Exercise prompt: Leaving out every picture, copy the lines of the data exactly, from the first through the line containing "const firstMonthEnd = [2016, 2];".

>>>>

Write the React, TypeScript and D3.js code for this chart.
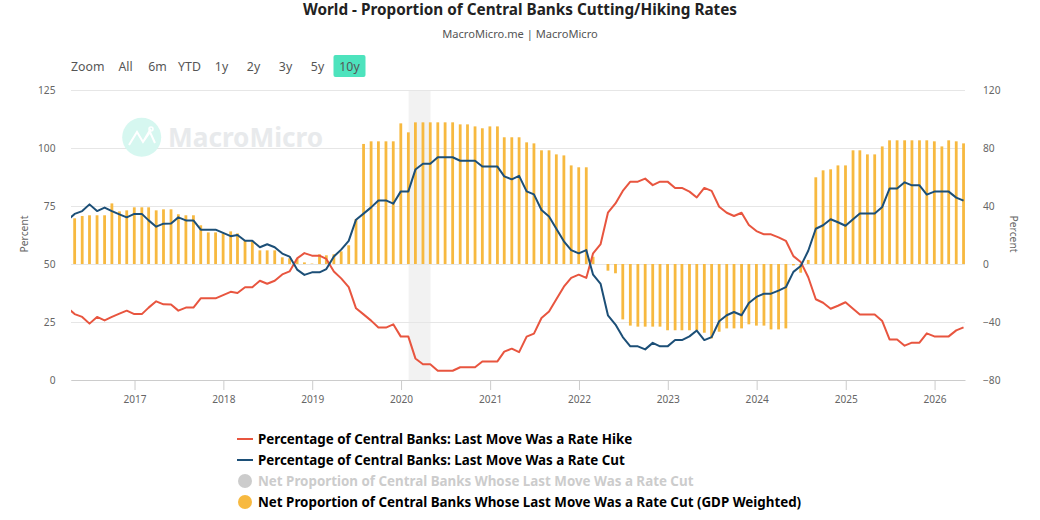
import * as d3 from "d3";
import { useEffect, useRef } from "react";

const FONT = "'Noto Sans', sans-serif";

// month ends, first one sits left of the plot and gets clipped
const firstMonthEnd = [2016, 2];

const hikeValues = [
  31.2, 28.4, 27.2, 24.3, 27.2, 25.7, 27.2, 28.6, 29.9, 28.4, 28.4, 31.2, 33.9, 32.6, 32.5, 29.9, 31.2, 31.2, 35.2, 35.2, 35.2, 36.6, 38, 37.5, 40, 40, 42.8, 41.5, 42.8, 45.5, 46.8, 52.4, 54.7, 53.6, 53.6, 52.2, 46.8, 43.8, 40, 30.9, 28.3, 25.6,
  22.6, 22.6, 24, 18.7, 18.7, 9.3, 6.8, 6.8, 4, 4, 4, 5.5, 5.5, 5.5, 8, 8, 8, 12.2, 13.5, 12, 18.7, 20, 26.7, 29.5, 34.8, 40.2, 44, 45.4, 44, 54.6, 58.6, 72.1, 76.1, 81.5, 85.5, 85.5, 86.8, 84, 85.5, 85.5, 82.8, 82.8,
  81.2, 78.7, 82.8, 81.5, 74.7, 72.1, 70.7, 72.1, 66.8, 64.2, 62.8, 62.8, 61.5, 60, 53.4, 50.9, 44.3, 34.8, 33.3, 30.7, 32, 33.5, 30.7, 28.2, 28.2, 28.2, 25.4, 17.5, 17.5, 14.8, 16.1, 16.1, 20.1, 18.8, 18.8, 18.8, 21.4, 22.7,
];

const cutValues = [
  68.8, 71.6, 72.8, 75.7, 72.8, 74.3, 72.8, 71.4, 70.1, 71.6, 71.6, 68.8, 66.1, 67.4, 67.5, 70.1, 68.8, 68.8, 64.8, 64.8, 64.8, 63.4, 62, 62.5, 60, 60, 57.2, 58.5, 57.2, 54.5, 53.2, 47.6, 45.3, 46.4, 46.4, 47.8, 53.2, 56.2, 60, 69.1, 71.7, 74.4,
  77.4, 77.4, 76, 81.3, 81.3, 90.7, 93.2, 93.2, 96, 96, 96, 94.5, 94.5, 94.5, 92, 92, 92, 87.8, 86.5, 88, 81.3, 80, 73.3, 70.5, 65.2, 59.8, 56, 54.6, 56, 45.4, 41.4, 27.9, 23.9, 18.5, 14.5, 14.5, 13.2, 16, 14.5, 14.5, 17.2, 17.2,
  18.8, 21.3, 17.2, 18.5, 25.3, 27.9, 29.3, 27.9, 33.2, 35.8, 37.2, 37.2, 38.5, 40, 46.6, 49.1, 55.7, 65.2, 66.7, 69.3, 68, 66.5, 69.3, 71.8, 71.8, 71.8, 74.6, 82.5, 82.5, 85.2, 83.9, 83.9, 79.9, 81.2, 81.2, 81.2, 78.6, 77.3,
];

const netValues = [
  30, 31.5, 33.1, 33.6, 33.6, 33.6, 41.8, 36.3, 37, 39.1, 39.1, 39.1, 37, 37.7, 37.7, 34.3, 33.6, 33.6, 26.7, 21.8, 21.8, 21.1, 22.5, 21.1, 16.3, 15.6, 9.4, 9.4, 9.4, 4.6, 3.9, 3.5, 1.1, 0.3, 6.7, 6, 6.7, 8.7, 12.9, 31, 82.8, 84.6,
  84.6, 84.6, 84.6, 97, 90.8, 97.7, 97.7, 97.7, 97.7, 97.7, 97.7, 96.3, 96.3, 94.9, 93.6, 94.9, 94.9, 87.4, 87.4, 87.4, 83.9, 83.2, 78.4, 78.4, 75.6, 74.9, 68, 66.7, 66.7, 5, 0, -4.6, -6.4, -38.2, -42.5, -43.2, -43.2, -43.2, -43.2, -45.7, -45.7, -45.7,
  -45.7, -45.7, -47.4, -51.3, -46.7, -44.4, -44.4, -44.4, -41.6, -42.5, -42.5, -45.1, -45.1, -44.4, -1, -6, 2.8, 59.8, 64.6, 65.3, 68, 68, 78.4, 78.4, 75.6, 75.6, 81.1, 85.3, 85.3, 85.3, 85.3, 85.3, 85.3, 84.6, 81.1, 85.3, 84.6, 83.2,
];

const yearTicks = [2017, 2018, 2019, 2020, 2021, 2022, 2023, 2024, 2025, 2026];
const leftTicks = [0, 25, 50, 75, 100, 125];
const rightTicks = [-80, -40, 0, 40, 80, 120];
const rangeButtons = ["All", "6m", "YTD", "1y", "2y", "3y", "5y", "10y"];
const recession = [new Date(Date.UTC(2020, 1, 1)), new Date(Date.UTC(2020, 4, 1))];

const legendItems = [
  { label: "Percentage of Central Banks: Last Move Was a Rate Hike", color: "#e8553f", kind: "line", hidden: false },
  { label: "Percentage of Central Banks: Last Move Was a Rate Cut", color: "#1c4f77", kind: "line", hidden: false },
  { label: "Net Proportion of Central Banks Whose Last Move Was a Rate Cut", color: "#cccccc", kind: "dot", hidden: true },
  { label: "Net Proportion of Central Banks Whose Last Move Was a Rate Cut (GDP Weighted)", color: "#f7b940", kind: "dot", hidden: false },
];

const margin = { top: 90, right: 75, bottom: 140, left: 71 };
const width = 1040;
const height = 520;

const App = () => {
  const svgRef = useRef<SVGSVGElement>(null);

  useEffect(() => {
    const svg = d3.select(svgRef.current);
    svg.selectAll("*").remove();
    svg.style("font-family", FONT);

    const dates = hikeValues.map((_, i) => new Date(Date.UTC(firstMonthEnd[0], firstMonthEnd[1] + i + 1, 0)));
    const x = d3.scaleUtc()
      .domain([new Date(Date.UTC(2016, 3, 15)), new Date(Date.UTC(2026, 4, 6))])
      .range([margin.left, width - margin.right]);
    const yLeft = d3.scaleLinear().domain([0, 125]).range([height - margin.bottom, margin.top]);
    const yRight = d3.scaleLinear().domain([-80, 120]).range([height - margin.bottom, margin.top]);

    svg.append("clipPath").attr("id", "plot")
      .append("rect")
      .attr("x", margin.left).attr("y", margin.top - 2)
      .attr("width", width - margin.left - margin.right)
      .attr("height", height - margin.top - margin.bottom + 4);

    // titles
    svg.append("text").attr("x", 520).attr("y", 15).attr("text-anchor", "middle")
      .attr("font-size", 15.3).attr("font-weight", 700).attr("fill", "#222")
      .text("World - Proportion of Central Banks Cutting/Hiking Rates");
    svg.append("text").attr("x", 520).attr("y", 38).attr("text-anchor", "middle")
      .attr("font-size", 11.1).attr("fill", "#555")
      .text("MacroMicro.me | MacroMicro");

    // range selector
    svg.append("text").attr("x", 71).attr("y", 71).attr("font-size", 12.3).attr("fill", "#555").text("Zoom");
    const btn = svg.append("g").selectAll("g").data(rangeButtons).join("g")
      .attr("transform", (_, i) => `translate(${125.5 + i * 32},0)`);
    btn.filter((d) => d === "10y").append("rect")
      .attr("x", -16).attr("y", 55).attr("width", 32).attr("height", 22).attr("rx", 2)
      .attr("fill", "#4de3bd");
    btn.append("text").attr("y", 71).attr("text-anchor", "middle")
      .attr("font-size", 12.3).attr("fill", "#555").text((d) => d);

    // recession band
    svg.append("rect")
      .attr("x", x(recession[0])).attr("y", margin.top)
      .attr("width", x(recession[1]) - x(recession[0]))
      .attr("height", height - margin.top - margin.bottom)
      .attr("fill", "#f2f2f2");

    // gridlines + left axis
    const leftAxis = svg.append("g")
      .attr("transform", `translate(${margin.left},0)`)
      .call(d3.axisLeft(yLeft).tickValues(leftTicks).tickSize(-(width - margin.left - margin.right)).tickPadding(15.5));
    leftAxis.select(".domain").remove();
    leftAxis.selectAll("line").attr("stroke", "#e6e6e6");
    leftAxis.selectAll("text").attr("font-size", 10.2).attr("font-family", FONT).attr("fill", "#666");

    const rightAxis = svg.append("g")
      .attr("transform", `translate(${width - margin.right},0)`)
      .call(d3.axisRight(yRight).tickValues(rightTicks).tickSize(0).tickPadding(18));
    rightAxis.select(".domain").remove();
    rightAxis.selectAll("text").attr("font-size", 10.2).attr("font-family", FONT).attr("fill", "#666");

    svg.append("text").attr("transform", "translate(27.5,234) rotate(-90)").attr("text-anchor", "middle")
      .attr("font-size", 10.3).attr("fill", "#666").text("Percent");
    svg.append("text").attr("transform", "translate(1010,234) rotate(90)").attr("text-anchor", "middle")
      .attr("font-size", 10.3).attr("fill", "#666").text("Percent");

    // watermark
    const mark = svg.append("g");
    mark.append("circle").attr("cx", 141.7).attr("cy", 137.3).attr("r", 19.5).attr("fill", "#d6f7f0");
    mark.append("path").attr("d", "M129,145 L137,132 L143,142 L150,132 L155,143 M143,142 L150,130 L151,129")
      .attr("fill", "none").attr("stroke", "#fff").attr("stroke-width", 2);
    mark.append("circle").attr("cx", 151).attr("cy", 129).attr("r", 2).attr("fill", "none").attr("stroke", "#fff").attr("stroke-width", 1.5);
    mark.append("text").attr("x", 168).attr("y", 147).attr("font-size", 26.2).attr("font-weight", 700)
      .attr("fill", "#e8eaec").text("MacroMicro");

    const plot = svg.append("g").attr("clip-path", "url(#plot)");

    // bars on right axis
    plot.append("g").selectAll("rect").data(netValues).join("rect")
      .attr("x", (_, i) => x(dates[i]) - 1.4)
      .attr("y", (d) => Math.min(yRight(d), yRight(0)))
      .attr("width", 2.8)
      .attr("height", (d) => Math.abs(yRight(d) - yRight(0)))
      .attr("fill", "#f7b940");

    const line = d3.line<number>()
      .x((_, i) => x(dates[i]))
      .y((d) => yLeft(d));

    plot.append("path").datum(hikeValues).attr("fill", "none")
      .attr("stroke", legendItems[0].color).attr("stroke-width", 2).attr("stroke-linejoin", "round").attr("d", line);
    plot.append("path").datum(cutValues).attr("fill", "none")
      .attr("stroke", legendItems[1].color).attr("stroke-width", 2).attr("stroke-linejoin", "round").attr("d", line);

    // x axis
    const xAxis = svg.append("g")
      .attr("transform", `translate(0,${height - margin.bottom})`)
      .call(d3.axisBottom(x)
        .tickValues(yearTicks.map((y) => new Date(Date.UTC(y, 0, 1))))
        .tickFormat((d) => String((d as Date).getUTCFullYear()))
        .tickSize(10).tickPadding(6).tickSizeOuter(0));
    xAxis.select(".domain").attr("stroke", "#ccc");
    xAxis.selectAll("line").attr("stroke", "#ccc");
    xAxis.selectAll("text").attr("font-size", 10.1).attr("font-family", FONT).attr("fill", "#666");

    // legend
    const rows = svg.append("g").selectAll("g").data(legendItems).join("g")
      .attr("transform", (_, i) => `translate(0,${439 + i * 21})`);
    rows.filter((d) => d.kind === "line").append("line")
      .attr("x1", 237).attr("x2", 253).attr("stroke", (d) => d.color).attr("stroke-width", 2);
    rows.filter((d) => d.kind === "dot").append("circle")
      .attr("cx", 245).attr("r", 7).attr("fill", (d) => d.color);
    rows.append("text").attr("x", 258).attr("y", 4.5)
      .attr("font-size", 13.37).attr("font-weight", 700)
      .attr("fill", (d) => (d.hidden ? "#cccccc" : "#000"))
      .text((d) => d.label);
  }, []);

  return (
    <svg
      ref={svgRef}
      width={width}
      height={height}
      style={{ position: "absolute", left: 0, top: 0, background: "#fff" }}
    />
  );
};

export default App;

<<<<

Answer to this task:
Write the React, TypeScript and D3.js code for this chart.
import * as d3 from "d3";
import { useEffect, useRef } from "react";

const FONT = "'Noto Sans', sans-serif";

// month ends, first one sits left of the plot and gets clipped
const firstMonthEnd = [2016, 2];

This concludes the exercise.